Your objective - Copy the data exactly; pictures stay out of the copy.
── Source data ──
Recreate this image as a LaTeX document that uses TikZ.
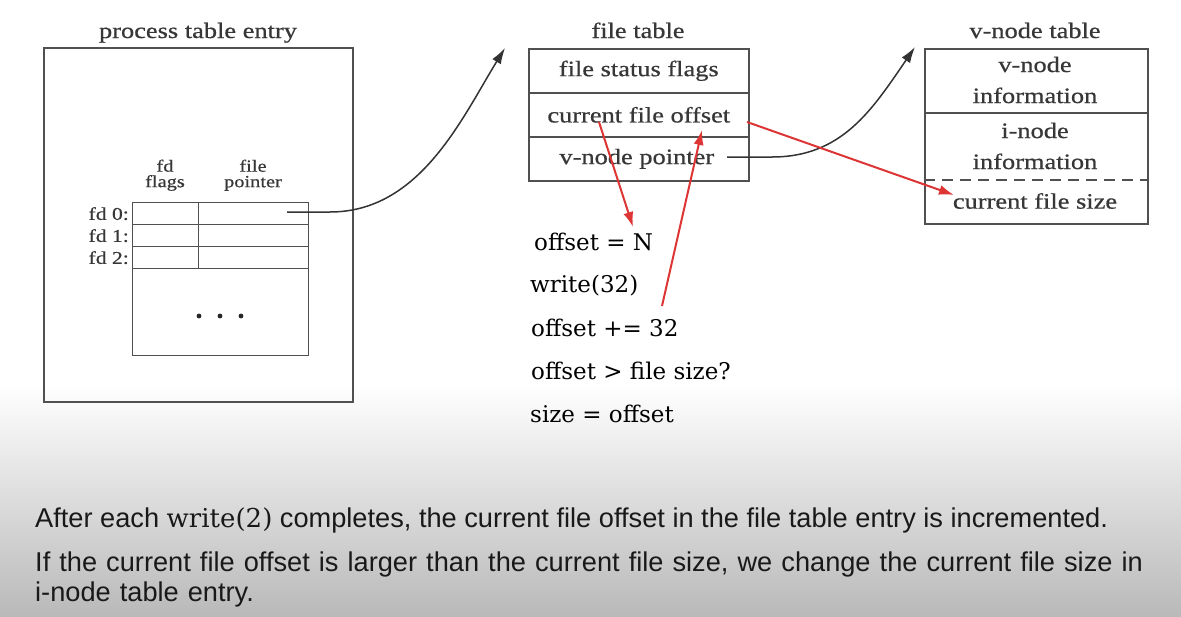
\documentclass[tikz,border=0pt]{standalone}
\usepackage{fontspec}
\setmainfont{Liberation Serif}[FakeStretch=1.2,FakeBold=0.6]
\newfontfamily\tw{DejaVu Serif}
\newfontfamily\sansf{Liberation Sans}
\usetikzlibrary{arrows.meta}
\definecolor{boxc}{RGB}{80,80,80}
\definecolor{txtc}{RGB}{55,55,55}
\definecolor{redc}{RGB}{221,52,52}
\definecolor{bgbot}{RGB}{185,185,185}
\definecolor{btxt}{RGB}{25,25,25}
\begin{document}
\begin{tikzpicture}[x=1pt,y=-1pt,
  box/.style={draw=boxc, line width=1.6pt, inner sep=0pt, anchor=north west},
  cell/.style={draw=boxc, line width=1.3pt, inner sep=0pt, anchor=north west},
  lbl/.style={font=\fontsize{22}{24}\selectfont, text=txtc, inner sep=0pt},
  small/.style={font=\fontsize{17}{15.5}\selectfont, text=txtc, inner sep=0pt, align=center},
  code/.style={font=\tw\fontsize{23}{25}\selectfont, text=black, inner sep=0pt, anchor=west},
  note/.style={font=\sansf\fontsize{27.2}{30}\selectfont, text=btxt, inner sep=0pt, anchor=base west},
  conn/.style={draw=black!80, line width=1.5pt, -{Latex[length=16pt,width=10pt]}},
  redarr/.style={draw=redc, line width=2pt, -{Latex[length=15pt,width=10pt]}}
]
% background
\fill[white] (0,0) rectangle (1181,616);
\shade[top color=white, bottom color=bgbot] (0,385) rectangle (1181,616);
\useasboundingbox (0,0) rectangle (1181,616);

% process table entry
\node[box, minimum width=309, minimum height=354] (proc) at (43,47) {};
\node[lbl, anchor=base] (proct) at (198,38) {process table entry};
\node[small, anchor=south] (hfl) at (165,191) {fd\\flags};
\node[small, anchor=south] (hfp) at (253,191) {file\\pointer};
\node[cell, minimum width=66, minimum height=22] (fl0) at (132,202) {};
\node[cell, minimum width=110, minimum height=22] (fp0) at (198,202) {};
\node[cell, minimum width=66, minimum height=22] (fl1) at (132,224) {};
\node[cell, minimum width=110, minimum height=22] (fp1) at (198,224) {};
\node[cell, minimum width=66, minimum height=22] (fl2) at (132,246) {};
\node[cell, minimum width=110, minimum height=22] (fp2) at (198,246) {};
\node[cell, minimum width=176, minimum height=87] (rest) at (132,268) {};
\node[small, anchor=east, font=\fontsize{18}{15}\selectfont] (fd0) at (fl0.west) {fd 0:\,};
\node[small, anchor=east, font=\fontsize{18}{15}\selectfont] (fd1) at (fl1.west) {fd 1:\,};
\node[small, anchor=east, font=\fontsize{18}{15}\selectfont] (fd2) at (fl2.west) {fd 2:\,};
\fill[black!85] (199,316) circle (2.4) (220,316) circle (2.4) (241,316) circle (2.4);

% file table
\node[lbl, anchor=base] (ftt) at (638,38) {file table};
\node[box, minimum width=220, minimum height=44] (ft1) at (528,48) {};
\node[box, minimum width=220, minimum height=44] (ft2) at (528,92) {};
\node[box, minimum width=220, minimum height=44] (ft3) at (528,136) {};
\node[lbl] (ft1t) at (ft1.center) {file status flags};
\node[lbl] (ft2t) at (ft2.center) {current file offset};
\node[lbl] (ft3t) at ([xshift=-2pt]ft3.center) {v-node pointer};

% v-node table
\node[lbl, anchor=base] (vnt) at (1035,38) {v-node table};
\node[box, minimum width=223, minimum height=175] (vn) at (924,48) {};
\draw[boxc, line width=2.2pt] (vn.west |- 0,113) coordinate (d1) -- (vn.east |- 0,113);
\draw[boxc, line width=1.6pt, dash pattern=on 11pt off 7pt] (vn.west |- 0,180) -- (vn.east |- 0,180);
\node[lbl, align=center, font=\fontsize{22}{31}\selectfont] (vn1t) at (1035,80) {v-node\\information};
\node[lbl, align=center, font=\fontsize{22}{31}\selectfont] (vn2t) at (1035,146) {i-node\\information};
\node[lbl] (vn3t) at (1035,201) {current file size};

% code lines
\node[code] (c1) at (534,242) {offset = N};
\node[code] (c2) at (530,286) {write(32)};
\node[code] (c3) at (531,328) {offset += 32};
\node[code] (c4) at (531,371) {offset > file size?};
\node[code] (c5) at (530,414) {size = offset};

% black connectors
\coordinate (a1s) at (287,212);
\coordinate (a1e) at (505,48);
\draw[conn] (a1s) -- (330,212) .. controls (420,212) and (462,118) .. (a1e);
\coordinate (a2s) at (727,157);
\coordinate (a2e) at (915,47);
\draw[conn] (a2s) -- (772,157) .. controls (842,157) and (872,110) .. (a2e);

% red arrows
\coordinate (r1s) at (599,122);
\coordinate (r1e) at (633,227);
\draw[redarr] (r1s) -- (r1e);
\coordinate (r2s) at (662,306);
\coordinate (r2e) at (702,130);
\draw[redarr] (r2s) -- (r2e);
\coordinate (r3s) at (747,122);
\coordinate (r3e) at (954,195);
\draw[redarr] (r3s) -- (r3e);

% notes
\node[note] (n1) at (35,527) {After each {\tw\fontsize{26}{30}\selectfont write(2)} completes, the current file offset in the file table entry is incremented.};
\node[note, align=left, text width=1140pt] (n2) at (35,571) {If the current file offset is larger than the current file size, we change the current file size in\\i-node table entry.};
\end{tikzpicture}
\end{document}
───
Result of this exercise -
Recreate this image as a LaTeX document that uses TikZ.
\documentclass[tikz,border=0pt]{standalone}
\usepackage{fontspec}
\setmainfont{Liberation Serif}[FakeStretch=1.2,FakeBold=0.6]
\newfontfamily\tw{DejaVu Serif}
\newfontfamily\sansf{Liberation Sans}
\usetikzlibrary{arrows.meta}
\definecolor{boxc}{RGB}{80,80,80}
\definecolor{txtc}{RGB}{55,55,55}
\definecolor{redc}{RGB}{221,52,52}
\definecolor{bgbot}{RGB}{185,185,185}
\definecolor{btxt}{RGB}{25,25,25}
\begin{document}
\begin{tikzpicture}[x=1pt,y=-1pt,
  box/.style={draw=boxc, line width=1.6pt, inner sep=0pt, anchor=north west},
  cell/.style={draw=boxc, line width=1.3pt, inner sep=0pt, anchor=north west},
  lbl/.style={font=\fontsize{22}{24}\selectfont, text=txtc, inner sep=0pt},
  small/.style={font=\fontsize{17}{15.5}\selectfont, text=txtc, inner sep=0pt, align=center},
  code/.style={font=\tw\fontsize{23}{25}\selectfont, text=black, inner sep=0pt, anchor=west},
  note/.style={font=\sansf\fontsize{27.2}{30}\selectfont, text=btxt, inner sep=0pt, anchor=base west},
  conn/.style={draw=black!80, line width=1.5pt, -{Latex[length=16pt,width=10pt]}},
  redarr/.style={draw=redc, line width=2pt, -{Latex[length=15pt,width=10pt]}}
]
% background
\fill[white] (0,0) rectangle (1181,616);
\shade[top color=white, bottom color=bgbot] (0,385) rectangle (1181,616);
\useasboundingbox (0,0) rectangle (1181,616);

% process table entry
\node[box, minimum width=309, minimum height=354] (proc) at (43,47) {};
\node[lbl, anchor=base] (proct) at (198,38) {process table entry};
\node[small, anchor=south] (hfl) at (165,191) {fd\\flags};
\node[small, anchor=south] (hfp) at (253,191) {file\\pointer};
\node[cell, minimum width=66, minimum height=22] (fl0) at (132,202) {};
\node[cell, minimum width=110, minimum height=22] (fp0) at (198,202) {};
\node[cell, minimum width=66, minimum height=22] (fl1) at (132,224) {};
\node[cell, minimum width=110, minimum height=22] (fp1) at (198,224) {};
\node[cell, minimum width=66, minimum height=22] (fl2) at (132,246) {};
\node[cell, minimum width=110, minimum height=22] (fp2) at (198,246) {};
\node[cell, minimum width=176, minimum height=87] (rest) at (132,268) {};
\node[small, anchor=east, font=\fontsize{18}{15}\selectfont] (fd0) at (fl0.west) {fd 0:\,};
\node[small, anchor=east, font=\fontsize{18}{15}\selectfont] (fd1) at (fl1.west) {fd 1:\,};
\node[small, anchor=east, font=\fontsize{18}{15}\selectfont] (fd2) at (fl2.west) {fd 2:\,};
\fill[black!85] (199,316) circle (2.4) (220,316) circle (2.4) (241,316) circle (2.4);

% file table
\node[lbl, anchor=base] (ftt) at (638,38) {file table};
\node[box, minimum width=220, minimum height=44] (ft1) at (528,48) {};
\node[box, minimum width=220, minimum height=44] (ft2) at (528,92) {};
\node[box, minimum width=220, minimum height=44] (ft3) at (528,136) {};
\node[lbl] (ft1t) at (ft1.center) {file status flags};
\node[lbl] (ft2t) at (ft2.center) {current file offset};
\node[lbl] (ft3t) at ([xshift=-2pt]ft3.center) {v-node pointer};

% v-node table
\node[lbl, anchor=base] (vnt) at (1035,38) {v-node table};
\node[box, minimum width=223, minimum height=175] (vn) at (924,48) {};
\draw[boxc, line width=2.2pt] (vn.west |- 0,113) coordinate (d1) -- (vn.east |- 0,113);
\draw[boxc, line width=1.6pt, dash pattern=on 11pt off 7pt] (vn.west |- 0,180) -- (vn.east |- 0,180);
\node[lbl, align=center, font=\fontsize{22}{31}\selectfont] (vn1t) at (1035,80) {v-node\\information};
\node[lbl, align=center, font=\fontsize{22}{31}\selectfont] (vn2t) at (1035,146) {i-node\\information};
\node[lbl] (vn3t) at (1035,201) {current file size};

% code lines
\node[code] (c1) at (534,242) {offset = N};
\node[code] (c2) at (530,286) {write(32)};
\node[code] (c3) at (531,328) {offset += 32};
\node[code] (c4) at (531,371) {offset > file size?};
\node[code] (c5) at (530,414) {size = offset};

% black connectors
\coordinate (a1s) at (287,212);
\coordinate (a1e) at (505,48);
\draw[conn] (a1s) -- (330,212) .. controls (420,212) and (462,118) .. (a1e);
\coordinate (a2s) at (727,157);
\coordinate (a2e) at (915,47);
\draw[conn] (a2s) -- (772,157) .. controls (842,157) and (872,110) .. (a2e);

% red arrows
\coordinate (r1s) at (599,122);
\coordinate (r1e) at (633,227);
\draw[redarr] (r1s) -- (r1e);
\coordinate (r2s) at (662,306);
\coordinate (r2e) at (702,130);
\draw[redarr] (r2s) -- (r2e);
\coordinate (r3s) at (747,122);
\coordinate (r3e) at (954,195);
\draw[redarr] (r3s) -- (r3e);

% notes
\node[note] (n1) at (35,527) {After each {\tw\fontsize{26}{30}\selectfont write(2)} completes, the current file offset in the file table entry is incremented.};
\node[note, align=left, text width=1140pt] (n2) at (35,571) {If the current file offset is larger than the current file size, we change the current file size in\\i-node table entry.};
\end{tikzpicture}
\end{document}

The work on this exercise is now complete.